Istilah populer tersebut sering kali datang dari generasi milenial atau generasi yang lahir sekitar tahun 1980-an hingga 2000-an yang cukup melek teknologi. Kepo, gabut, mager, baper, caper, santuy, anjir merupakan beberapa contoh yang membuktikan produktivitas bahasa Indonesia oleh generasi muda.
Selain produktivitas bahasa yang memunculkan makna baru seperti contoh di atas, produktivitas lain juga tampak dalam pergeseran makna. Pergeseran makna kata tersebut meliputi perluasan, penyempitan, penghalusan, pengasaran, dan perubahan makna.
Fenomena perubahan atau pergeseran makna yang terjadi pada sebuah kata atau istilah merupakan salah satu fenomena kebahasaan yang lumrah terjadi pada masa kini.

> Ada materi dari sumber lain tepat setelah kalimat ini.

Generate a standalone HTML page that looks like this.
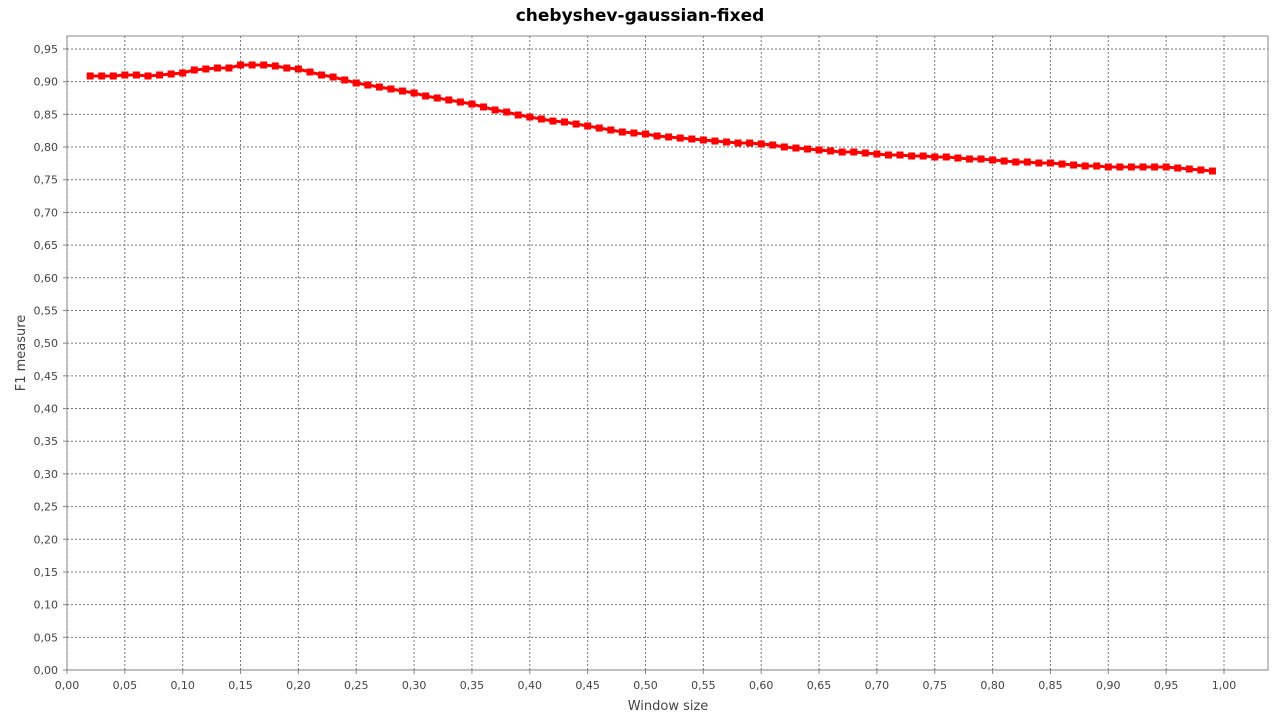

Dilihat dari sisi sinkronis, sebuah kata atau leksem tidak akan mengalami perubahan pada maknanya.
Namun, hal sebaliknya akan terjadi apabila dilihat dari sisi diakronis. Dalam kurun waktu yang singkat, makna sebuah kata tidak akan mengalami perubahan, tetapi sebuah kata atau leksem berkemungkinan untuk mengalami perubahan makna dalam jangka waktu yang cukup lama. Hal tersebut tidak sepenuhnya terjadi di tiap kosakata dalam suatu bahasa, hanya kosakata tertentu saja yang mengalaminya.
Abdul Chaer (2012: 311-313) dalam bukunya yang berjudul “Linguistik Umum” menyatakan bahwa terdapat lima faktor yang memengaruhi terjadinya perubahan atau pergeseran makna pada sebuah kata atau leksem tertentu. Di antaranya adalah perkembangan dalam bidang ilmu dan teknologi, sosial budaya, pemakaian kata, pertukaran tanggapan indra, dan adanya asosiasi.

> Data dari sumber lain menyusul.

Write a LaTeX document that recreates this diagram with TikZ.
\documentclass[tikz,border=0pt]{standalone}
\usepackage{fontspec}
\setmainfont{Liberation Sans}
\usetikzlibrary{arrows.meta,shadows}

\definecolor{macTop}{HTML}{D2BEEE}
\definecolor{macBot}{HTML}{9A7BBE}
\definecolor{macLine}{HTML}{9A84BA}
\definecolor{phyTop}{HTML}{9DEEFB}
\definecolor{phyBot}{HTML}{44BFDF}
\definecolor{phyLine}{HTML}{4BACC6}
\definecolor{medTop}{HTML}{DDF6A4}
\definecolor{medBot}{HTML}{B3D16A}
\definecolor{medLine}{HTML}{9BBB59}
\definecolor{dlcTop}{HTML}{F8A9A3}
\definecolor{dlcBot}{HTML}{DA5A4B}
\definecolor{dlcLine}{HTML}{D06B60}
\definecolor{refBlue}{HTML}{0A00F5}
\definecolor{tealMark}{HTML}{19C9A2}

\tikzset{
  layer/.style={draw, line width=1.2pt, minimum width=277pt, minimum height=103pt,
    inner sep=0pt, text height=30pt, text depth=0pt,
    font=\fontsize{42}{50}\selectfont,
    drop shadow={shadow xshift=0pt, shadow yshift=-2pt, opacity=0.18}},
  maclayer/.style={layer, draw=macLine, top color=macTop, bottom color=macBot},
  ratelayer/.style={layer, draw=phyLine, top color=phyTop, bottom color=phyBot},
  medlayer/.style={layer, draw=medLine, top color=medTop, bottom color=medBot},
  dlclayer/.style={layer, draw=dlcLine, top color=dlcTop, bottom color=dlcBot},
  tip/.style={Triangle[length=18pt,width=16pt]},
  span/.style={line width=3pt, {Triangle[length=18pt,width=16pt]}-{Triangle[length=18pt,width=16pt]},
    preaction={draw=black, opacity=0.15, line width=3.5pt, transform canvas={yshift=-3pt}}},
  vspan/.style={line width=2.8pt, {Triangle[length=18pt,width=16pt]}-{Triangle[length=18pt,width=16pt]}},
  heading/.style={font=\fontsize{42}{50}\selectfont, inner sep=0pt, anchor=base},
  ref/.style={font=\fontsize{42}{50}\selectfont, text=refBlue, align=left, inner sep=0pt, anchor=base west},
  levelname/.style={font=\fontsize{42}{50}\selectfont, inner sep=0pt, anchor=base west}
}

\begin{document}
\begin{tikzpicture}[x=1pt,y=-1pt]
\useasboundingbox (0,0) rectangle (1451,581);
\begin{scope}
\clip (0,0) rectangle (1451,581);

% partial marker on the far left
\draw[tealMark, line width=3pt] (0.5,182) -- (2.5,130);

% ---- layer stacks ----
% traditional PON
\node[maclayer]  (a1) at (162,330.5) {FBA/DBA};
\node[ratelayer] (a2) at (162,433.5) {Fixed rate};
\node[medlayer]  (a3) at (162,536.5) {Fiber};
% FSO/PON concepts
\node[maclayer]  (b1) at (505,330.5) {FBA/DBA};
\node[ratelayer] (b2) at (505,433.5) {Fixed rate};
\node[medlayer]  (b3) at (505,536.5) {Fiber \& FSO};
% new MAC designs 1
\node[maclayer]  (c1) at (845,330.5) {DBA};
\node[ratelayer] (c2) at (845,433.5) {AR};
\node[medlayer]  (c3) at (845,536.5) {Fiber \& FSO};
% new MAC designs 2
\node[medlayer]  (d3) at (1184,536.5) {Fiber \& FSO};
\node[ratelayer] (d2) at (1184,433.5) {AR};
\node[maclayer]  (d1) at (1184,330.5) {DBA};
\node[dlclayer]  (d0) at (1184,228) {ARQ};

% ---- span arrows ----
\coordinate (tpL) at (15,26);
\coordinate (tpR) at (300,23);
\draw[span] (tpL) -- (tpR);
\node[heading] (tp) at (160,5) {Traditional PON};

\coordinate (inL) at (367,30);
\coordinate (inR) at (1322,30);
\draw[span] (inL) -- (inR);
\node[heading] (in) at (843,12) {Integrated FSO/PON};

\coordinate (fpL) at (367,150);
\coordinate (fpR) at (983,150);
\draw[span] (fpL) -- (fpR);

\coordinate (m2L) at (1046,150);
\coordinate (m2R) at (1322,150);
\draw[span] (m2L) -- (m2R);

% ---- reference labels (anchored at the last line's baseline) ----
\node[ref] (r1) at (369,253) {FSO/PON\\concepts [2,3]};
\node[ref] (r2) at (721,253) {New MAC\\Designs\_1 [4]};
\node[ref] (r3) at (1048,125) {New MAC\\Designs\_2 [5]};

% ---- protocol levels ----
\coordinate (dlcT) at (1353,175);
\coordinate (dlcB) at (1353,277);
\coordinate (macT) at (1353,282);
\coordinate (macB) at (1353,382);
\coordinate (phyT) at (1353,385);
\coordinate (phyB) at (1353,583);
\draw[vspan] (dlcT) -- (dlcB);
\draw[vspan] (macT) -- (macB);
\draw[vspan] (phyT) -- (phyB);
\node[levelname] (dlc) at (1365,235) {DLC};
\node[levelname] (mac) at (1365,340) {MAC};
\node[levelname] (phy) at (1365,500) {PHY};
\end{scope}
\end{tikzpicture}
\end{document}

Salah satu perkembangan bahasa yang cukup populer belakangan ini terdapat dalam jargon Tarik Sis, Semongko!. Beberapa waktu terakhir berbagai media sosial Indonesia ramai dengan jargon Tarik Sis, Semongko!. Bahkan, beberapa artikel menyebutkan bahwa jargon tersebut viral hingga ke mancanegara.
Mengulas dari laman faktualnews.co, jargon Tarik Sis, Semongko! ini sebenarnya sudah ada sejak tahun 2005-2006 lalu berkat diperkenalkan oleh orkes dangdut Om Sera. Namun, jargon ini kembali muncul hingga viral ketika dibawakan oleh Ridho Soleh asal Banyuwangi, Jawa Timur. Ridho Soleh sendiri berharap istilah semongko dapat dimaknai sebagai semangato sampe tua (semangatlah sampai tua) oleh masyarakat.

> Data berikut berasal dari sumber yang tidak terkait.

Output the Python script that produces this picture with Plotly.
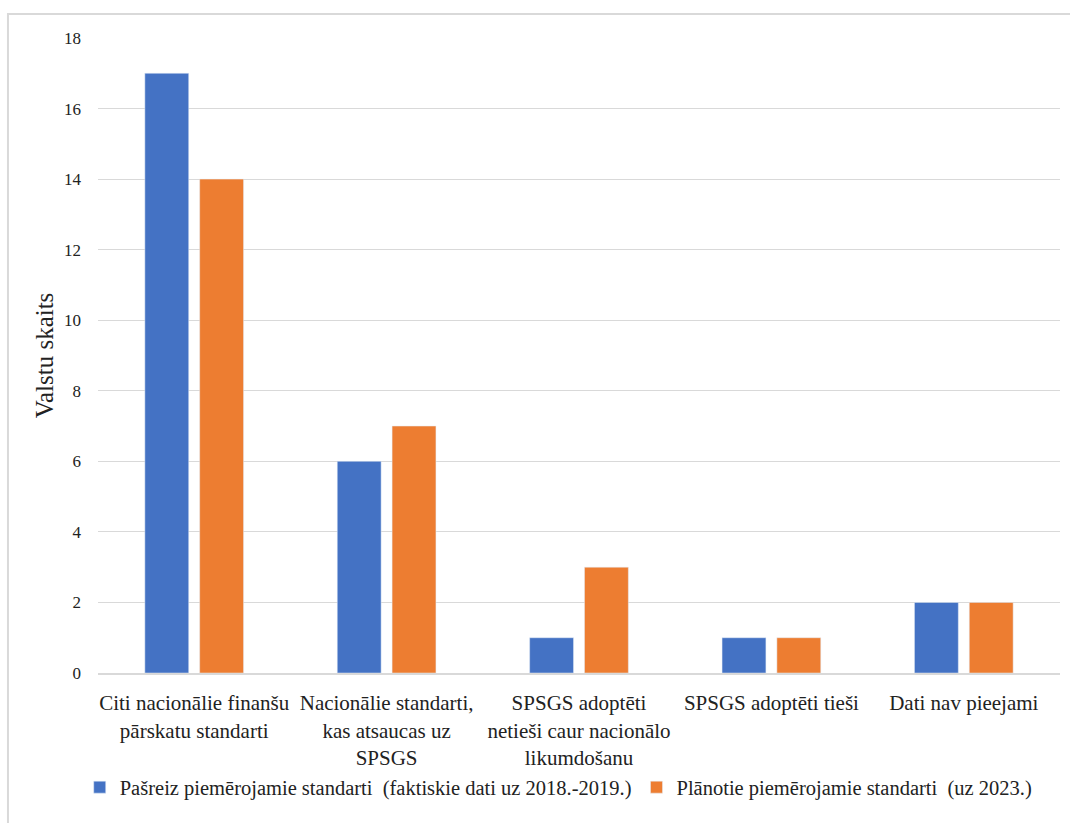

Sebenarnya, kata semongko dalam bahasa Jawa berarti buah semangka. Kata tersebut kemudian mengalami pergeseran makna setelah viral beberapa waktu lalu. Makna semongko dalam jargon ini sangat menarik apabila dikaji secara semantik.
Semantik secara sederhana adalah salah satu cabang ilmu linguistik yang mempelajari makna kata. Dalam artikel ini penulis akan membahas mengenai makna kata semongko dalam jargon Tarik Sis, Semongko!.
Guna memperkuat penulisan sederhana ini, penulis telah melakukan penelitian melalui kuesioner beberapa waktu lalu. Dari 46 responden yang berpartisipasi dalam kuesioner ini, 78,3% menyatakan sering mendengar atau melihat di media sosial istilah semongko sejak viral hingga saat ini.